China Tightens Currency Controls As Renminbi Slides


Stricter capital controls by Chinese authorities are prompting concerns that the liberalization of the Chinese capital market is being halted at a time when the US dollar’s strength and a steady outflow of funds from the country are causing the renminbi to slide.

Following a drop of the renminbi to its lowest level in more than eight years, the People’s Bank of China began market interventions in November to buy the currency and to sharply limit corporate customers’ ability to process foreign exchange transactions in Shanghai and Hong Kong, news agencies reported. Customers insisting on buying foreign currency were restricted to $1 million.

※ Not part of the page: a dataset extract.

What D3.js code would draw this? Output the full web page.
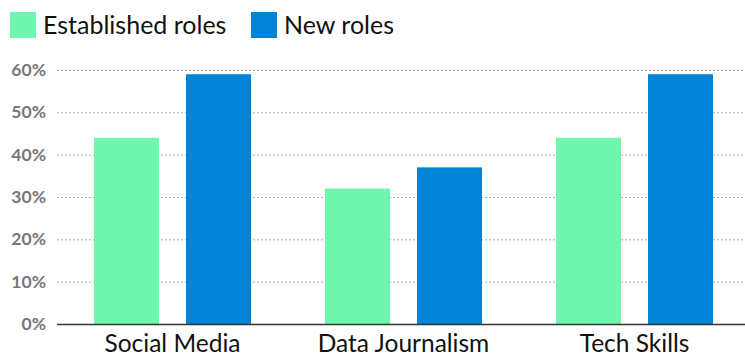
<!DOCTYPE html>
<html><head><meta charset="utf-8">
<script src="https://cdn.jsdelivr.net/npm/d3@7"></script>
<style>body{margin:0;background:#fff}svg{display:block}</style>
</head><body><svg id="c" width="745" height="356"></svg>
<script>
const categories = ["Social Media", "Data Journalism", "Tech Skills"];
const seriesNames = ["Established roles", "New roles"];
const established = [44, 32, 44];
const newRoles = [59, 37, 59];
const yTicks = [0, 10, 20, 30, 40, 50, 60];
const colors = ["#6ff7b0", "#0383d6"];

const svg = d3.select("#c");
const font = "Lato, 'Open Sans', sans-serif";
const x0 = d3.scaleBand().domain(categories).range([57, 750]).paddingInner(0).paddingOuter(0);
const x1 = d3.scaleBand().domain(seriesNames).range([37, 194]).paddingInner(27/92).paddingOuter(0);
const y = d3.scaleLinear().domain([0, 60]).range([324, 70]);

// grid
svg.append("g").selectAll("line").data(yTicks.filter(d => d > 0)).join("line")
  .attr("x1", 57).attr("x2", 745).attr("y1", d => y(d) + 0.5).attr("y2", d => y(d) + 0.5)
  .attr("stroke", "#aaa").attr("stroke-width", 1).attr("stroke-dasharray", "2,2");

// y labels
const yAxis = d3.axisLeft(y).tickValues(yTicks).tickFormat(d => d + "%").tickSize(0).tickPadding(0);
const ga = svg.append("g").attr("transform", "translate(46,0)").call(yAxis);
ga.select(".domain").remove();
ga.selectAll("text").attr("fill", "#777").attr("font-size", 17.5).attr("font-weight", "bold")
  .attr("font-family", font);

// bars
const data = categories.map((c, i) => ({c, vals: [established[i], newRoles[i]]}));
const groups = svg.append("g").selectAll("g").data(data).join("g")
  .attr("transform", d => `translate(${x0(d.c)},0)`);
groups.selectAll("rect").data(d => d.vals.map((v, j) => ({name: seriesNames[j], v, j}))).join("rect")
  .attr("x", d => x1(d.name)).attr("width", x1.bandwidth())
  .attr("y", d => y(d.v)).attr("height", d => y(0) - y(d.v))
  .attr("fill", d => colors[d.j]);

// x axis
svg.append("line").attr("x1", 57).attr("x2", 745).attr("y1", y(0) + 0.5).attr("y2", y(0) + 0.5)
  .attr("stroke", "#333").attr("stroke-width", 1.5);
const xAxis = d3.axisBottom(x0).tickSize(0).tickPadding(0);
const gx = svg.append("g").attr("transform", "translate(0,352)").call(xAxis);
gx.select(".domain").remove();
gx.selectAll("text").attr("dy", 0).attr("fill", "#111").attr("font-size", 24.5)
  .attr("font-family", font);

// legend
const legX = [10, 251];
const lg = svg.append("g").selectAll("g").data(seriesNames).join("g")
  .attr("transform", (d, i) => `translate(${legX[i]},12)`);
lg.append("rect").attr("width", 26).attr("height", 26).attr("fill", (d, i) => colors[i]);
lg.append("text").attr("x", 33).attr("y", 22).text(d => d).attr("font-size", 25)
  .attr("fill", "#111").attr("font-family", font);
</script></body></html>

The State Administration of Foreign Exchange has also started reviewing transfers abroad of $5 million or more, down from $50 million previously, stepping up scrutiny of direct investments abroad.

The measures, approved after the US presidential elections that boosted the dollar, had some immediate impact, but analysts and traders expect the slide of the renminbi to resume soon.

“It all started with the devaluation in August 2015, which prompted more people to want to bring money abroad,” says Shaun Rein, founder and managing director of China Market Research Group in Shanghai. Now that the yuan has lost 6% in the last 12 months, everybody wants to bring money abroad, and the government has put on capital controls.”

Economists and traders say the measures adopted are attempts to keep the currency slide under control and to curb Chinese companies’ shopping spree for foreign companies. In the past two years, Chinese companies have been buying up groups around the world. While the biggest deal—ChemChina’s $43 billion cash bid for Swiss seed and pesticide company Syngenta—was blocked, many other smaller deals went ahead. For example, AMC Entertainment, a US chain owned by Chinese conglomerate Dalian Wanda, bought the British Odeon & UCI Cinema Group in November in a deal worth $1.2 billion.

“The main new rule is on direct investments,” says Julian Evans-Pritchard, Capital Economics’s China economist in Singapore. “I think that there are two reasons for it. First, they try to slow capital outflows—and direct investments have been the biggest source of capital outflows in the last six months. The other reason is that some companies engaged in some dubious overseas deals, and there is some concern about that.”

Other existing capital rules have become stricter as China attempts to calm the currency markets. The rule that limits each individual to export only $50,000 per year, for example, used to be overcome simply by wealthy individuals’ presenting a certain number of IDs in the family to justify the desired amount of currency abroad. This is no longer an option.

“I do not see the sinister side that people see,” says Patrick Bennett, a Hong Kong–based strategist at Canadian Imperial Bank of Commerce. “In many countries, if you have to bring more than $10,000 overseas, you have to fill out forms and say what it’s for. Sometimes China has been demonized for something that is more or less standard practice everywhere else on the planet.”